Silver Squeeze Tightens, Metals' Price Volatility Attracts Energy Traders
The SILVER SQUEEZE in London bullion trading continued on Wednesday as the industrially-useful precious metal rose to another fresh record price alongside gold, while global stock markets bounced to a 1-week high.
The boom in precious and base metal prices, as well as volatility, is attracting new flows from energy trading houses, according to attendees of London's LME Metals Week.
Crude oil today held near 5-month lows around $62 per barrel of Brent.
Copper rallied to $5 per pound on CME futures contracts, a new record high when reached in the run-up to the returning Trump administration's 'Liberation Day' trade tariffs announcements, but 14.0% below July's spike in US copper derivatives prices.
Silver in contrast set its 4th new record benchmark price in a row, fixing above $52.46 per Troy ounce at midday in London, the world's central trading and storage hub for precious metals.
Gold bullion meantime peaked above $4200 per ounce, adding over $200 for the week so far, before easing back but setting a new record London benchmark price for the 8th day in 11 sessions so far in October.
One-month lease rates to borrow gold in London have now been positive for 2 weeks running, slipping from 0.6% to 0.3% annualized on Wednesday.
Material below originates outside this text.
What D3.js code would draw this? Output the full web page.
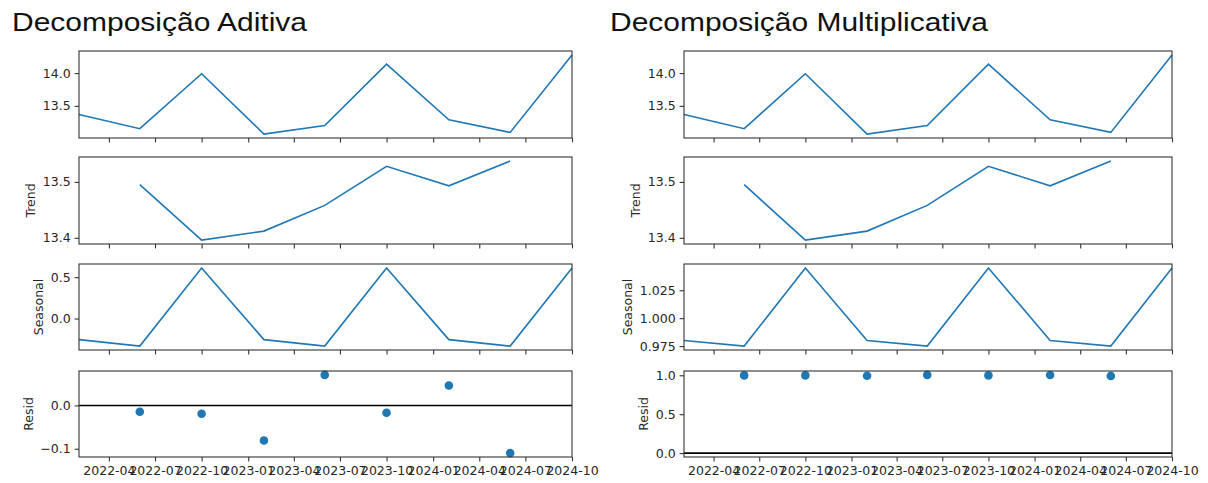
<!DOCTYPE html>
<html>
<head>
<meta charset="utf-8">
<script src="https://cdn.jsdelivr.net/npm/d3@7"></script>
<style>
  html, body { margin: 0; padding: 0; background: #fff; }
  svg { display: block; }
  .tick text { font-family: "DejaVu Sans", sans-serif; font-size: 12.5px; fill: #262626; }
</style>
</head>
<body>
<div id="chart"></div>
<script>
// time index (every 4 months)
const dates = ["2022-02-01", "2022-06-01", "2022-10-01", "2023-02-01", "2023-06-01",
               "2023-10-01", "2024-02-01", "2024-06-01", "2024-10-01"];

const observed = [13.368, 13.152, 13.99, 13.07, 13.20, 14.136, 13.288, 13.095, 14.277];
const trend = [null, 13.495, 13.396, 13.412, 13.458, 13.528, 13.493, 13.5375, null];

const seasonalAdd = [-0.255, -0.333, 0.612, -0.255, -0.333, 0.612, -0.255, -0.333, 0.612];
const residAdd = [null, -0.0144, -0.019, -0.081, 0.0705, -0.0167, 0.046, -0.11, null];

const seasonalMul = [0.980, 0.975, 1.045, 0.980, 0.975, 1.045, 0.980, 0.975, 1.045];
const residMul = [null, 0.999, 0.9986, 0.994, 1.005, 0.9988, 1.0034, 0.992, null];

const titles = ["Decomposição Aditiva", "Decomposição Multiplicativa"];
const rowLabels = ["", "Trend", "Seasonal", "Resid"];

const xTickLabels = ["2022-04", "2022-07", "2022-10", "2023-01", "2023-04", "2023-07",
                     "2023-10", "2024-01", "2024-04", "2024-07", "2024-10"];

const yTicksObserved = [13.5, 14.0];
const yTicksTrend = [13.4, 13.5];
const yTicksSeasonalAdd = [0.0, 0.5];
const yTicksResidAdd = [-0.1, 0.0];
const yTicksSeasonalMul = [0.975, 1.000, 1.025];
const yTicksResidMul = [0.0, 0.5, 1.0];

const W = 1208, H = 483;
const blue = "#1f77b4";
const spine = "#333";

const parse = d3.timeParse("%Y-%m-%d");
const parseTick = d3.timeParse("%Y-%m");
const xDates = dates.map(parse);

const columns = [
  {x0: 79, x1: 572, titleX: 12, titleW: 295,
   series: [observed, trend, seasonalAdd, residAdd],
   ticks: [yTicksObserved, yTicksTrend, yTicksSeasonalAdd, yTicksResidAdd],
   fmts: [".1f", ".1f", ".1f", ".1f"]},
  {x0: 684, x1: 1172, titleX: 610, titleW: 378,
   series: [observed, trend, seasonalMul, residMul],
   ticks: [yTicksObserved, yTicksTrend, yTicksSeasonalMul, yTicksResidMul],
   fmts: [".1f", ".1f", ".3f", ".1f"]}
];
const rows = [[51, 138], [157, 244], [264, 350], [371, 457]];

const svg = d3.select("#chart").append("svg")
  .attr("width", W).attr("height", H);
svg.append("rect").attr("width", W).attr("height", H).attr("fill", "#fff");

columns.forEach((col, ci) => {
  svg.append("text")
    .attr("x", col.titleX).attr("y", 31)
    .attr("font-family", "Liberation Sans, Arial, sans-serif")
    .attr("font-size", 26)
    .attr("textLength", col.titleW)
    .attr("lengthAdjust", "spacingAndGlyphs")
    .attr("fill", "#111")
    .text(titles[ci]);

  const x = d3.scaleTime()
    .domain(d3.extent(xDates))
    .range([col.x0, col.x1]);

  rows.forEach(([top, bottom], ri) => {
    const vals = col.series[ri];
    const isResid = ri === 3;
    const present = vals.filter(v => v != null);
    let lo = d3.min(present), hi = d3.max(present);
    if (isResid) { lo = Math.min(lo, 0); hi = Math.max(hi, 0); }
    const pad = (hi - lo) * 0.05;
    const y = d3.scaleLinear().domain([lo - pad, hi + pad]).range([bottom, top]);

    const g = svg.append("g");

    if (isResid) {
      g.append("line")
        .attr("x1", col.x0).attr("x2", col.x1)
        .attr("y1", y(0)).attr("y2", y(0))
        .attr("stroke", "#000").attr("stroke-width", 1.6);
      g.selectAll("circle")
        .data(vals.map((v, i) => ({d: xDates[i], v})).filter(p => p.v != null))
        .enter().append("circle")
        .attr("cx", p => x(p.d))
        .attr("cy", p => y(p.v))
        .attr("r", 4.3)
        .attr("fill", blue);
    } else {
      const line = d3.line()
        .defined(v => v != null)
        .x((v, i) => x(xDates[i]))
        .y(v => y(v));
      g.append("path")
        .datum(vals)
        .attr("d", line)
        .attr("fill", "none")
        .attr("stroke", blue)
        .attr("stroke-width", 1.6);
    }

    // frame
    g.append("rect")
      .attr("x", col.x0).attr("y", top)
      .attr("width", col.x1 - col.x0).attr("height", bottom - top)
      .attr("fill", "none").attr("stroke", spine).attr("stroke-width", 1.1);

    // y axis
    const yAxis = svg.append("g")
      .attr("transform", `translate(${col.x0},0)`)
      .call(d3.axisLeft(y)
        .tickValues(col.ticks[ri])
        .tickFormat(d3.format(col.fmts[ri]))
        .tickSize(4.4).tickPadding(4));
    yAxis.select(".domain").remove();
    yAxis.selectAll(".tick line").attr("stroke", spine).attr("stroke-width", 1.1);

    // x axis
    const xAxis = svg.append("g")
      .attr("transform", `translate(0,${bottom})`)
      .call(d3.axisBottom(x)
        .tickValues(xTickLabels.map(parseTick))
        .tickFormat(d3.timeFormat("%Y-%m"))
        .tickSize(4.4).tickPadding(5));
    xAxis.select(".domain").remove();
    xAxis.selectAll(".tick line").attr("stroke", spine).attr("stroke-width", 1.1);
    if (ri !== 3) xAxis.selectAll(".tick text").remove();

    // row label
    if (rowLabels[ri]) {
      const bb = yAxis.node().getBBox();
      const lx = col.x0 + bb.x - 12;
      svg.append("text")
        .attr("transform", `translate(${lx},${(top + bottom) / 2}) rotate(-90)`)
        .attr("text-anchor", "middle")
        .attr("dy", "0.35em")
        .attr("font-family", "DejaVu Sans, sans-serif")
        .attr("font-size", 12.5)
        .attr("fill", "#262626")
        .text(rowLabels[ri]);
    }
  });
});
</script>
</body>
</html>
Silver 1-month lease rates meantime halved to 14.1% overnight before rebounding to 24.2%, remaining historically high as silver market conditions stay tight.
The discount to London prices in New York silver futures also widened, growing by 10 cents per ounce as the December Comex silver contract traded $1 lower than wholesale bullion quotes.
London bullion's total trading volumes in gold and silver rose only slightly last week, new data said Wednesday from trade association the LBMA, up 0.9% and 2.1% respectively by ounces as prices jumped 2.3% and 6.6%.
That followed the prior week's surge of 24.4% in gold trading and 21.5% in silver volumes on price gains of 3.1% and 5.8% respectively.
Platinum was quieter, in contrast, with London volumes 13.9% lower last week and prices trading little changed today from Tuesday, albeit in a $30 range around $1654 per Troy ounce − a new 12-year high when reached 5 sessions ago.
Palladium trading also dropped last week in London, down 4.0% from the prior week's 18.8% surge but with prices today rising to a fresh 2-year high at $1571.
Having launched what is now the USA's 5th largest gold-backed ETF trust fund (NYSEArca: SGOL), $490bn asset management group Aberdeen is now "looking beyond the recent surge in gold prices" to other metals, says professional investors magazine WealthDFM.
The trading division of $1.6 trillion gas and oil business Saudi Aramco (TADAWUL: 2222) "plans to hire copper traders as part of a push into metals markets," reported Bloomberg News from London's annual LME Week events yesterday, "joining a growing wave of energy giants moving into the sector."
"Energy traders are more speculative," says Fast Metals' special correspondent Andrea Hotter, also reporting from London Metals Week and quoting the CEO of multinational industrial commodities traders Trafigura.
"Their entry to metals markets naturally brings more liquidity [amid] the recent trend of new energy player entrants into metals."